Obecnie trwają badania drobinek, jednak specjaliści na razie nie wiedzą w jaki sposób przeanalizować ich skład chemiczny nie niszcząc przy okazji próbki. — Mądrze byłoby na razie je po prostu odłożyć i poczekać, aż będziemy dysponować lepszymi metodami analizy — mówi Michael Zolensky, który nadzoruje prace nad próbkami w NASA Johnson Space Center w Houston.

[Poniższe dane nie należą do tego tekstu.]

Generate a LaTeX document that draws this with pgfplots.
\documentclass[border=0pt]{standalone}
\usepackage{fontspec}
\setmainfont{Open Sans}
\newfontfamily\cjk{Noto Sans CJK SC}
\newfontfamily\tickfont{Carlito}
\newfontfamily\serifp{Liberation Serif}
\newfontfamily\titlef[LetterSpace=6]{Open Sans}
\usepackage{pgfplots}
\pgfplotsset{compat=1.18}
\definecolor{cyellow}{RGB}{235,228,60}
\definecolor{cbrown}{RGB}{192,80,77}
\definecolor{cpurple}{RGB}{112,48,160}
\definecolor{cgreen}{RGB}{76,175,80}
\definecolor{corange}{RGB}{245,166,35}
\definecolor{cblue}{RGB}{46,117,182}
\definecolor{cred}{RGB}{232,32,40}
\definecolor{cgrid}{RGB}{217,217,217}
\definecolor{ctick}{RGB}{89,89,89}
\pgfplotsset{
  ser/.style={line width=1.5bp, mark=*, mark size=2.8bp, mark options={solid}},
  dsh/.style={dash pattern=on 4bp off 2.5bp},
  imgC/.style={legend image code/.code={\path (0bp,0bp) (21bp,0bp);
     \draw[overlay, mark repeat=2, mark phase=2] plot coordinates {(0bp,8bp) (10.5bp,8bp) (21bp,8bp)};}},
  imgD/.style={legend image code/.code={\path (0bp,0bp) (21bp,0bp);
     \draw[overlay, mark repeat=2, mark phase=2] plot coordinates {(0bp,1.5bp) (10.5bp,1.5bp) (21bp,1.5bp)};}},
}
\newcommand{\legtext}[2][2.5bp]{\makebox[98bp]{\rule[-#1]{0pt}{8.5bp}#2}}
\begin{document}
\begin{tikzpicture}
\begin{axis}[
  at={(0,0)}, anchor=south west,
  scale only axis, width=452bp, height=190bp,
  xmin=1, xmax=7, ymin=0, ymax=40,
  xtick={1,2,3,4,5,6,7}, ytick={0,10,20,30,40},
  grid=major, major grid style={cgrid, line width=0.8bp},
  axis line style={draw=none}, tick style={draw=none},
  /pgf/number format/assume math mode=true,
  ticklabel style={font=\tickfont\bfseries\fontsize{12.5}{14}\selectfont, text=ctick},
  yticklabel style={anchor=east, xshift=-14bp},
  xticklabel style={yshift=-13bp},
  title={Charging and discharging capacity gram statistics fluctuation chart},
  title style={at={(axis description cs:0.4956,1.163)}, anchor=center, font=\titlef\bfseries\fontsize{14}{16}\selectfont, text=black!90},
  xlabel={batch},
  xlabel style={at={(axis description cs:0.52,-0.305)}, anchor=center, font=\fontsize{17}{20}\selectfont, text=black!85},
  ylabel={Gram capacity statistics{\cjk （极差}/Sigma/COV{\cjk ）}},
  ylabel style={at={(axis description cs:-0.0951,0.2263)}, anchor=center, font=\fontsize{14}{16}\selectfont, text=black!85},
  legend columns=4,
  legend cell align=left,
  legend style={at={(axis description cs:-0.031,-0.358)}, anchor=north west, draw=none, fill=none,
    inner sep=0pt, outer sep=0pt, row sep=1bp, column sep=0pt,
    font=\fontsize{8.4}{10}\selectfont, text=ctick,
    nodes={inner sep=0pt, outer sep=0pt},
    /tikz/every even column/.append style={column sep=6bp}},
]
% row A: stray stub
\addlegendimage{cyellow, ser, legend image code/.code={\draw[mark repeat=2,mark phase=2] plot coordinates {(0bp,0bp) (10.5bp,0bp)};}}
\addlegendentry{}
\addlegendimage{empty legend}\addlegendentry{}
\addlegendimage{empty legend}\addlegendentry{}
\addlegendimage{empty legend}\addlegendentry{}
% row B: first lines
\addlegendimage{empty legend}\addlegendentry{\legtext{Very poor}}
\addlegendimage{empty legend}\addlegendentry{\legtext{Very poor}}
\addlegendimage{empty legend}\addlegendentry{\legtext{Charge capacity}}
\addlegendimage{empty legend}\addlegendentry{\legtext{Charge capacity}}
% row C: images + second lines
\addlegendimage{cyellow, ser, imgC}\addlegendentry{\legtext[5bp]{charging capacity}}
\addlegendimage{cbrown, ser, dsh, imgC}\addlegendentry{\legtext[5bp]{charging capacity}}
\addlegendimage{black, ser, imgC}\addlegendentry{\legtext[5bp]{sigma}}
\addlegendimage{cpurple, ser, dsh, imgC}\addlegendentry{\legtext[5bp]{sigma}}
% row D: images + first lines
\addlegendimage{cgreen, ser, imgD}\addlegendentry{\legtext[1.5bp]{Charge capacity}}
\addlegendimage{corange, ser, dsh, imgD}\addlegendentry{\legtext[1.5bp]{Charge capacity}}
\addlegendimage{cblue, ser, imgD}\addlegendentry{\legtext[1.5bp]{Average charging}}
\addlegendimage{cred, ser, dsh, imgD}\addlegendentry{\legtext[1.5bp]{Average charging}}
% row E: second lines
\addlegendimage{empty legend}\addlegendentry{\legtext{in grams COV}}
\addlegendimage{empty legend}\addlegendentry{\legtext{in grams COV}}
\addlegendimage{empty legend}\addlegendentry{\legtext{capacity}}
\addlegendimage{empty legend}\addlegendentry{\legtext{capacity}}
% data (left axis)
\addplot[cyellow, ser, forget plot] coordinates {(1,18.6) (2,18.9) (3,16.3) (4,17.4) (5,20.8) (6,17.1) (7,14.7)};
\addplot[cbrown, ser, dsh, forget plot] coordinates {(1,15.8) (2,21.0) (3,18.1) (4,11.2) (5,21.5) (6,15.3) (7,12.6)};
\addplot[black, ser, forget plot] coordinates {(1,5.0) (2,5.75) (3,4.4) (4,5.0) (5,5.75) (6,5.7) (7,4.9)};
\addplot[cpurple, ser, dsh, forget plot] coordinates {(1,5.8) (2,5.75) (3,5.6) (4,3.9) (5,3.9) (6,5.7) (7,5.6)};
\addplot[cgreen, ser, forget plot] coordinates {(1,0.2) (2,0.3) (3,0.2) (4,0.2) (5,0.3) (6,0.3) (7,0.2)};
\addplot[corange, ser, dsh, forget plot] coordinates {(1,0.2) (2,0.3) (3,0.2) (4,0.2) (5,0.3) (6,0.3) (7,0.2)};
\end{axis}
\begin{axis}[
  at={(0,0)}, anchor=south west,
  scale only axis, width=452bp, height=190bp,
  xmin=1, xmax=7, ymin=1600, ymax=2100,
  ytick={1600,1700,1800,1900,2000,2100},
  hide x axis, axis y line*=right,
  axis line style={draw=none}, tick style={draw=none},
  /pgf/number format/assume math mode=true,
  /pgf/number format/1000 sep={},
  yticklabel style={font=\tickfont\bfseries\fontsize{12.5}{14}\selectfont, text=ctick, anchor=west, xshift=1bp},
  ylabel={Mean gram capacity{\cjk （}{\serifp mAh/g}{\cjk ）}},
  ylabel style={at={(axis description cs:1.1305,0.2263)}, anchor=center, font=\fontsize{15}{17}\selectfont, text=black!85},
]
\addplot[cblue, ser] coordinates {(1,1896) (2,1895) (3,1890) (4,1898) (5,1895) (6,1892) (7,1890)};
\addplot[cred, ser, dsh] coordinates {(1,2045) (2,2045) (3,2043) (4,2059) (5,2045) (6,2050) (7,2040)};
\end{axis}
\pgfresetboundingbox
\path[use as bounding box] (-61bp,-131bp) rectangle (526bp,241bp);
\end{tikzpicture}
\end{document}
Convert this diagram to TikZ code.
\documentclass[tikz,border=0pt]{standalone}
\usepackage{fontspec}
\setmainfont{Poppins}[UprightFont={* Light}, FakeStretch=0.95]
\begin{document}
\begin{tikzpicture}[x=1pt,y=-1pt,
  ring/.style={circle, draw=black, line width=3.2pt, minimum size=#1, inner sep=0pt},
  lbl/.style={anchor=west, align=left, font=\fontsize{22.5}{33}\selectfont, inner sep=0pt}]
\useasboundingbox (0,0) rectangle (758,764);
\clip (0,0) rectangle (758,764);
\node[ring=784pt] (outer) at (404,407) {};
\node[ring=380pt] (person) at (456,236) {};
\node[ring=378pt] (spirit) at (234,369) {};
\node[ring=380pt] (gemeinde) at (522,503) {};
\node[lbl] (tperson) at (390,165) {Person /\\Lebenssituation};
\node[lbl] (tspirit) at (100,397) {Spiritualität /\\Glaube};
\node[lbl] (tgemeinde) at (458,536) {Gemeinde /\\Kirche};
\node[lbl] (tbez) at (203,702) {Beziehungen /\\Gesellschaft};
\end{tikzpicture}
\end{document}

Na Ziemię przywiozła je bezzałogowa sonda Stardust, której celem było pobranie próbek pyłu z warkocza komety Wild 2 oraz drobniutkiego pyłu kosmicznego. Stardust poleciała w kosmos w lutym 1999 roku. Po wykonaniu zasadniczej części misji, sonda wystrzeliła kapsułę ze złapanymi cząsteczkami w kierunku Ziemi. Opadła ona na spadochronie na poligonie w Utah w styczniu 2006 roku. Od tej chwili trwają gorączkowe prace nad zbadaniem tego, co Stardust rzeczywiście złapała.
Sondę wyposażono w niezwykłą „pułapkę" — strukturę przypominającą kształtem małą rakietę tenisową i wypełnioną aerożelem. To przypominająca dym superlekka substancja stała — porowaty materiał krzemionkowy stanowi mniej niż 1 proc. jego masy, reszta to powietrze. Uderzające w nią okruchy szybko wyhamowywały, a jednocześnie zostawiały za sobą smugi pozwalającej później wykryć drobiny pod mikroskopem.
Właśnie tych smug — i pyłu — poszukują naukowcy. Pomagają im amatorzy, którzy poświęcają swój czas na żmudne przeglądanie mikroskopowych obrazów aerożelu w poszukiwaniu okruchów. Według Andrew Westphala z Laboratorium Badań Kosmicznych Uniwersytetu Kalifornijskiego w Berkeley, naukowcy NASA korzystają z ok. 31 tys. współpracowników, którzy łącznie wykonali już 100 mln analiz. — To wymaga prawdziwej pracy — mówi Westphal. — To nie jest tak, że włączysz sobie komputer i załatwione. Musisz to zrobić sam.